>>

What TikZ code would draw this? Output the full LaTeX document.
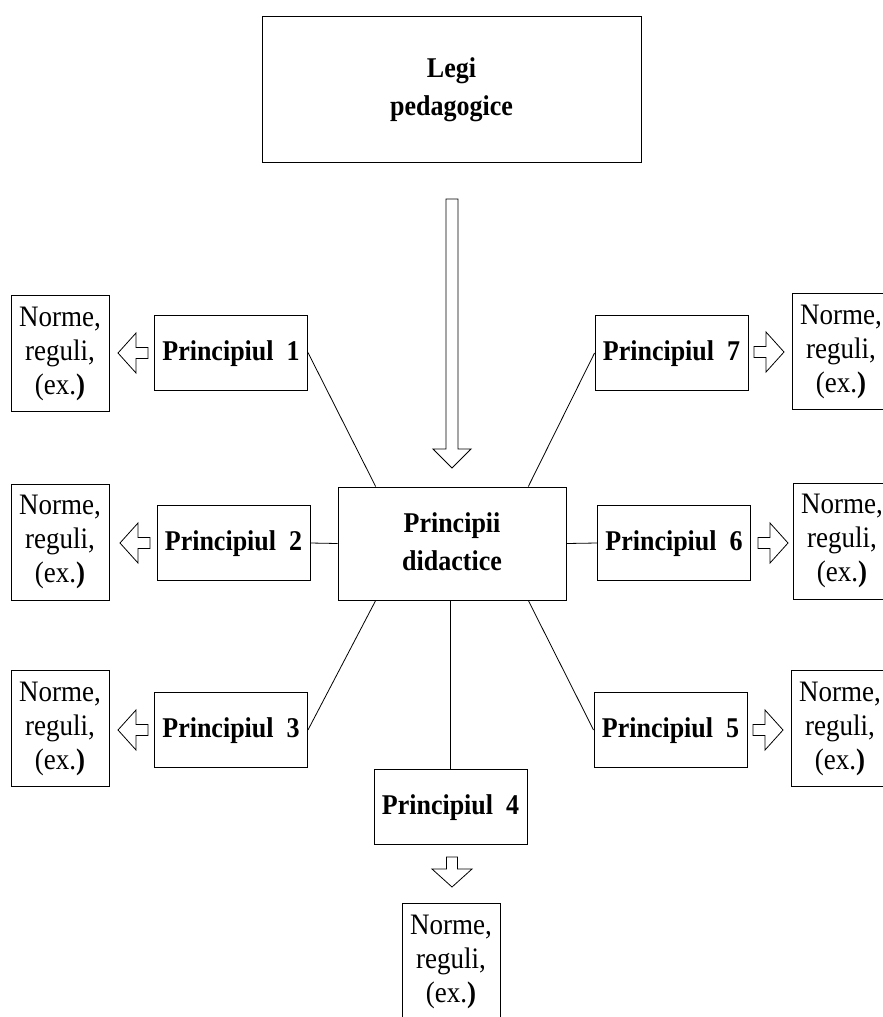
\documentclass[tikz,border=0pt]{standalone}
\usepackage{fontspec}
\usepackage{graphicx}
\setmainfont{Liberation Serif}
\usetikzlibrary{calc}

\tikzset{
  lawbox/.style={draw, line width=0.9pt, minimum width=379pt, minimum height=146pt, inner sep=0pt, font=\bfseries\fontsize{26}{34.5}\selectfont},
  didbox/.style={draw, line width=0.9pt, minimum width=228pt, minimum height=113pt, inner sep=0pt, font=\bfseries\fontsize{26}{34.5}\selectfont},
  princbox/.style={draw, line width=0.9pt, minimum width=153pt, minimum height=75pt, inner sep=0pt, font=\bfseries\fontsize{26}{34.5}\selectfont},
  normbox/.style={draw, line width=0.9pt, minimum width=98pt, minimum height=116pt, inner sep=0pt, font=\fontsize{27}{31}\selectfont},
  link/.style={line width=0.8pt},
  blockarrow/.pic={\draw[line width=0.8pt] (0,-5.5) -- (12,-5.5) -- (12,-20) -- (30,0) -- (12,20) -- (12,5.5) -- (0,5.5) -- cycle;}
}
\newcommand{\tall}[1]{\scalebox{1}[1.1]{\begin{tabular}{@{}c@{}}#1\end{tabular}}}
\newcommand{\normtext}{\tall{Norme,\\ reguli,\\ (ex.\textbf{)}}}

\begin{document}
\begin{tikzpicture}[x=1pt, y=-1pt]
    \clip (0,0) rectangle (883,1017);

    % Laws and didactic principles
    \node[lawbox] (legi) at (451.5, 89) {\tall{Legi\\ pedagogice}};
    \node[didbox] (main) at (452, 543.5) {\tall{Principii\\ didactice}};

    % Big arrow
    \draw[line width=0.9pt] (446,199) -- (458,199) -- (458,449) -- (471,449) -- (452,468) -- (433,449) -- (446,449) -- cycle;

    % Principles
    \node[princbox] (p1) at (231, 352.5) {\tall{Principiul~~1}};
    \node[princbox] (p2) at (233.5, 543) {\tall{Principiul~~2}};
    \node[princbox] (p3) at (231, 730) {\tall{Principiul~~3}};
    \node[princbox] (p4) at (450.5, 806.5) {\tall{Principiul~~4}};
    \node[princbox] (p5) at (670.5, 730) {\tall{Principiul~~5}};
    \node[princbox] (p6) at (674, 543) {\tall{Principiul~~6}};
    \node[princbox] (p7) at (671.5, 353) {\tall{Principiul~~7}};

    % Links to the centre
    \draw[link] (p1.east) -- ($(main.north west)!1/6!(main.north east)$);
    \draw[link] (p2.east) -- (main.west);
    \draw[link] (p3.east) -- ($(main.south west)!1/6!(main.south east)$);
    \draw[link] (p4.north) -- (p4.north |- main.south);
    \draw[link] (p5.west) -- ($(main.south west)!5/6!(main.south east)$);
    \draw[link] (p6.west) -- (main.east);
    \draw[link] (p7.west) -- ($(main.north west)!5/6!(main.north east)$);

    % Norms
    \node[normbox] (n1) at (60, 353.5) {\normtext};
    \node[normbox] (n2) at (60, 542) {\normtext};
    \node[normbox] (n3) at (60, 728.5) {\normtext};
    \node[normbox] (n4) at (451, 961.5) {\normtext};
    \node[normbox] (n5) at (840, 728.5) {\normtext};
    \node[normbox] (n6) at (842, 541) {\normtext};
    \node[normbox] (n7) at (841, 351.5) {\normtext};

    % Small arrows
    \pic[rotate=180] at (148, 353) {blockarrow};
    \pic[rotate=180] at (150, 543) {blockarrow};
    \pic[rotate=180] at (148, 730) {blockarrow};
    \pic[rotate=-90] at (452, 857) {blockarrow};
    \pic at (753, 730) {blockarrow};
    \pic at (758, 543) {blockarrow};
    \pic at (754, 352) {blockarrow};
\end{tikzpicture}
\end{document}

<<

Exercise description ->
Copy the data character for character, but drop all pictures from the copy.

Task output ->
What TikZ code would draw this? Output the full LaTeX document.
\documentclass[tikz,border=0pt]{standalone}
\usepackage{fontspec}
\usepackage{graphicx}
\setmainfont{Liberation Serif}
\usetikzlibrary{calc}

\tikzset{
  lawbox/.style={draw, line width=0.9pt, minimum width=379pt, minimum height=146pt, inner sep=0pt, font=\bfseries\fontsize{26}{34.5}\selectfont},
  didbox/.style={draw, line width=0.9pt, minimum width=228pt, minimum height=113pt, inner sep=0pt, font=\bfseries\fontsize{26}{34.5}\selectfont},
  princbox/.style={draw, line width=0.9pt, minimum width=153pt, minimum height=75pt, inner sep=0pt, font=\bfseries\fontsize{26}{34.5}\selectfont},
  normbox/.style={draw, line width=0.9pt, minimum width=98pt, minimum height=116pt, inner sep=0pt, font=\fontsize{27}{31}\selectfont},
  link/.style={line width=0.8pt},
  blockarrow/.pic={\draw[line width=0.8pt] (0,-5.5) -- (12,-5.5) -- (12,-20) -- (30,0) -- (12,20) -- (12,5.5) -- (0,5.5) -- cycle;}
}
\newcommand{\tall}[1]{\scalebox{1}[1.1]{\begin{tabular}{@{}c@{}}#1\end{tabular}}}
\newcommand{\normtext}{\tall{Norme,\\ reguli,\\ (ex.\textbf{)}}}

\begin{document}
\begin{tikzpicture}[x=1pt, y=-1pt]
    \clip (0,0) rectangle (883,1017);

    % Laws and didactic principles
    \node[lawbox] (legi) at (451.5, 89) {\tall{Legi\\ pedagogice}};
    \node[didbox] (main) at (452, 543.5) {\tall{Principii\\ didactice}};

    % Big arrow
    \draw[line width=0.9pt] (446,199) -- (458,199) -- (458,449) -- (471,449) -- (452,468) -- (433,449) -- (446,449) -- cycle;

    % Principles
    \node[princbox] (p1) at (231, 352.5) {\tall{Principiul~~1}};
    \node[princbox] (p2) at (233.5, 543) {\tall{Principiul~~2}};
    \node[princbox] (p3) at (231, 730) {\tall{Principiul~~3}};
    \node[princbox] (p4) at (450.5, 806.5) {\tall{Principiul~~4}};
    \node[princbox] (p5) at (670.5, 730) {\tall{Principiul~~5}};
    \node[princbox] (p6) at (674, 543) {\tall{Principiul~~6}};
    \node[princbox] (p7) at (671.5, 353) {\tall{Principiul~~7}};

    % Links to the centre
    \draw[link] (p1.east) -- ($(main.north west)!1/6!(main.north east)$);
    \draw[link] (p2.east) -- (main.west);
    \draw[link] (p3.east) -- ($(main.south west)!1/6!(main.south east)$);
    \draw[link] (p4.north) -- (p4.north |- main.south);
    \draw[link] (p5.west) -- ($(main.south west)!5/6!(main.south east)$);
    \draw[link] (p6.west) -- (main.east);
    \draw[link] (p7.west) -- ($(main.north west)!5/6!(main.north east)$);

    % Norms
    \node[normbox] (n1) at (60, 353.5) {\normtext};
    \node[normbox] (n2) at (60, 542) {\normtext};
    \node[normbox] (n3) at (60, 728.5) {\normtext};
    \node[normbox] (n4) at (451, 961.5) {\normtext};
    \node[normbox] (n5) at (840, 728.5) {\normtext};
    \node[normbox] (n6) at (842, 541) {\normtext};
    \node[normbox] (n7) at (841, 351.5) {\normtext};

    % Small arrows
    \pic[rotate=180] at (148, 353) {blockarrow};
    \pic[rotate=180] at (150, 543) {blockarrow};
    \pic[rotate=180] at (148, 730) {blockarrow};
    \pic[rotate=-90] at (452, 857) {blockarrow};
    \pic at (753, 730) {blockarrow};
    \pic at (758, 543) {blockarrow};
    \pic at (754, 352) {blockarrow};
\end{tikzpicture}
\end{document}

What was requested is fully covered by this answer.